# [TASK INSTRUCTIONS]
Only the lines from the one holding "What matplotlib code" through the one holding "RED = '#e8111e'" are to be retyped, exactly as they appear, with both boundary lines included.

# [MATERIAL FOR THE TASK]

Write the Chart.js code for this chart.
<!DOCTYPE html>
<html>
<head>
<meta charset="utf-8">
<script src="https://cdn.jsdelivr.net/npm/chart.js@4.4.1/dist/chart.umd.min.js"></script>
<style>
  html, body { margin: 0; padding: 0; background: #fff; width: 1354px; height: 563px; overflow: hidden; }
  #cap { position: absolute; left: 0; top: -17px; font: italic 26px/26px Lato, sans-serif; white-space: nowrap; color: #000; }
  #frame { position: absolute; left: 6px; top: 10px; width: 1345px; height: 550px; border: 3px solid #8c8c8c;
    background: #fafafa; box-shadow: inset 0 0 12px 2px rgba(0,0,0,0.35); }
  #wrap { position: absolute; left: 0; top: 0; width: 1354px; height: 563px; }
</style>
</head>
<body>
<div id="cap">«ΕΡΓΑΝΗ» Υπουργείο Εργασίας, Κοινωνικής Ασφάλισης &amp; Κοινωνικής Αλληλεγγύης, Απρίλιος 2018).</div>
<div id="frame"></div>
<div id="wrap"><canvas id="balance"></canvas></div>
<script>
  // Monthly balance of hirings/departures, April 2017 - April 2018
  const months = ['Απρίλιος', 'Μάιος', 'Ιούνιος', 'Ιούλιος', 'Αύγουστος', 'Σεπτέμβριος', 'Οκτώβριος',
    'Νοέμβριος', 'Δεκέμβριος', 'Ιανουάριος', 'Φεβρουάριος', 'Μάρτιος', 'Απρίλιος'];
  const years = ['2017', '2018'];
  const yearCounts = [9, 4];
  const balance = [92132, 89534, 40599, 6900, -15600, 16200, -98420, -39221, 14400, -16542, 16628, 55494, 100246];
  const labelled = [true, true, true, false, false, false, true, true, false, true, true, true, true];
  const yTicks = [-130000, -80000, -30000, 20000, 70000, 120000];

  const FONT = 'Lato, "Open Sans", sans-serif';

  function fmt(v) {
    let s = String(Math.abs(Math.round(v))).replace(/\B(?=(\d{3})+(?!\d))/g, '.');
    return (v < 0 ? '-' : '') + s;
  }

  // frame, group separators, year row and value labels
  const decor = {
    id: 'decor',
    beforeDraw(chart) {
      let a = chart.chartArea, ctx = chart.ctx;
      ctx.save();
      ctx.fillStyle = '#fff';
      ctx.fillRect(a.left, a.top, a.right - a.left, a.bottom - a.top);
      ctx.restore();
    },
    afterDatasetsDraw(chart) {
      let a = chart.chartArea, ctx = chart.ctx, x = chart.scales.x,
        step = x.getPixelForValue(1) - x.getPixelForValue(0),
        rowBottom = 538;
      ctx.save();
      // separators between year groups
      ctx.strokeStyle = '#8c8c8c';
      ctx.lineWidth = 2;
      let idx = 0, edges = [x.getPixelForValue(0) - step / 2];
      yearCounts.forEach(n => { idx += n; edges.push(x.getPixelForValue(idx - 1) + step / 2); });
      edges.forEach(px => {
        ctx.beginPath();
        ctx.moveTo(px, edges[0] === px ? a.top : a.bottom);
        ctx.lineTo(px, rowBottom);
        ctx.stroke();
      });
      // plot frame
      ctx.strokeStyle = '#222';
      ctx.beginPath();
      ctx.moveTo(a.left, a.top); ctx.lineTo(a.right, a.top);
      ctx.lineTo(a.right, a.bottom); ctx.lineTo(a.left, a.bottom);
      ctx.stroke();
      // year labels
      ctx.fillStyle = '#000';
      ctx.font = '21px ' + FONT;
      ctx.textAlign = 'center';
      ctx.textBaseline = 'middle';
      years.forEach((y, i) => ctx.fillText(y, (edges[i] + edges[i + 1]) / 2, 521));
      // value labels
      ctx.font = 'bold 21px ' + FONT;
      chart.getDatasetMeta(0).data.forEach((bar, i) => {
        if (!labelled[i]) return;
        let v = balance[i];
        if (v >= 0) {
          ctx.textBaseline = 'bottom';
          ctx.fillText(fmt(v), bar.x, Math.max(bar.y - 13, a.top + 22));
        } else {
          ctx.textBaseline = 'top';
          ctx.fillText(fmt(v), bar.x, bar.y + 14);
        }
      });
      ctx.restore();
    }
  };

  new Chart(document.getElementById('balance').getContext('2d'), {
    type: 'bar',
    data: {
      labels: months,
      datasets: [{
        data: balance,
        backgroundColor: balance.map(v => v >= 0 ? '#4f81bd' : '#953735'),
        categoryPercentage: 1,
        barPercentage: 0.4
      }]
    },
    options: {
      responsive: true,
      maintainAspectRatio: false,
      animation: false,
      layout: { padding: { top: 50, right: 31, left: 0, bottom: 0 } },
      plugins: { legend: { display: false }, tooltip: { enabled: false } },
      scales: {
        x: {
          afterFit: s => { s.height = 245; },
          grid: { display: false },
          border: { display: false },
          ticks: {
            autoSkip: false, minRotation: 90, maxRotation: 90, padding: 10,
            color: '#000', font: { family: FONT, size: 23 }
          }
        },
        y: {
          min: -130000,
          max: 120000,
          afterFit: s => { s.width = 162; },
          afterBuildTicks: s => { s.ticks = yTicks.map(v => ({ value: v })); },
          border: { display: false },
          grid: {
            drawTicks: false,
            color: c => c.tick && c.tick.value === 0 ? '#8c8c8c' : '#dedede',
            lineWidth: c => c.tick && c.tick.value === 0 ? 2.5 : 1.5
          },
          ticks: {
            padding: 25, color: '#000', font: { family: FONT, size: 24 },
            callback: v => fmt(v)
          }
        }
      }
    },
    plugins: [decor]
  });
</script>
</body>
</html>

==

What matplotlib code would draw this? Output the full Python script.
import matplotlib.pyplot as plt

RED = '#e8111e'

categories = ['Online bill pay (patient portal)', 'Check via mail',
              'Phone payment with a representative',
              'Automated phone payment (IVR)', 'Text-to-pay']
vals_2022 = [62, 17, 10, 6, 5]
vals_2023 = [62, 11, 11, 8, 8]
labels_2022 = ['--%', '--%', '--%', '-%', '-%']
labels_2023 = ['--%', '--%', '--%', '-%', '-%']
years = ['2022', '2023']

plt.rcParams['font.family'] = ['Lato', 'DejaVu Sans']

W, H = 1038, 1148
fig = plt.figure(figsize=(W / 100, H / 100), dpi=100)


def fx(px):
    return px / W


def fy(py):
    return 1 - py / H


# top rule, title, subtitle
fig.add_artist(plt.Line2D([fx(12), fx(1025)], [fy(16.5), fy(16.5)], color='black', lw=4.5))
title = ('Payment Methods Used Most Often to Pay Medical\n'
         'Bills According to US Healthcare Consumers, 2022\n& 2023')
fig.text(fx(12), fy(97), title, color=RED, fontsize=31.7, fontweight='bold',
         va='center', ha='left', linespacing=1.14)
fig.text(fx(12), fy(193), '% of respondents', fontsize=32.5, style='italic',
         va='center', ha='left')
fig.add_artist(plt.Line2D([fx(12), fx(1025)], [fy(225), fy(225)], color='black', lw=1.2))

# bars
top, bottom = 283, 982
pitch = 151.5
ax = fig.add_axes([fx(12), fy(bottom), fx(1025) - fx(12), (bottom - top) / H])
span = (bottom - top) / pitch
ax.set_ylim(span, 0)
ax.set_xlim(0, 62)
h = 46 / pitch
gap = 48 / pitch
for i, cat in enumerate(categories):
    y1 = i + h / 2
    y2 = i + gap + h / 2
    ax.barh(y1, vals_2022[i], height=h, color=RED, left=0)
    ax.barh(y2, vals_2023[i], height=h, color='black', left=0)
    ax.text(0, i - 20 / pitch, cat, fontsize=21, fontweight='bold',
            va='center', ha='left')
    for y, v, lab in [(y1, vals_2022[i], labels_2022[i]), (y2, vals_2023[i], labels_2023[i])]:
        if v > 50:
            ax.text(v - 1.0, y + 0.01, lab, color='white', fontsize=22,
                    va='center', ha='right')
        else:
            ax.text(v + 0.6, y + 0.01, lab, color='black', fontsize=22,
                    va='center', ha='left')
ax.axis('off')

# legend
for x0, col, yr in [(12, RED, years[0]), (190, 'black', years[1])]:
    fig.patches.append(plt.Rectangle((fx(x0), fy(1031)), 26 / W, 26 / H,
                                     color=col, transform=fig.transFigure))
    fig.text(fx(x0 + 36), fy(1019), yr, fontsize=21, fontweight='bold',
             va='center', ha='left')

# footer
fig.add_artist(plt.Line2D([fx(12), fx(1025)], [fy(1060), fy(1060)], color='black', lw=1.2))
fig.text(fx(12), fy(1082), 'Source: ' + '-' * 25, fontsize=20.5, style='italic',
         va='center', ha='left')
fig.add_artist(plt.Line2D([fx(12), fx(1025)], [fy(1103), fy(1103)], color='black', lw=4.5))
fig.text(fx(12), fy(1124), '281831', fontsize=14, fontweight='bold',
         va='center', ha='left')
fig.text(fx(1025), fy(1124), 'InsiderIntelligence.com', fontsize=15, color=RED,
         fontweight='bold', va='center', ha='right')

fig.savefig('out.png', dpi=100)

# [SOLUTION BELOW]
What matplotlib code would draw this? Output the full Python script.
import matplotlib.pyplot as plt

RED = '#e8111e'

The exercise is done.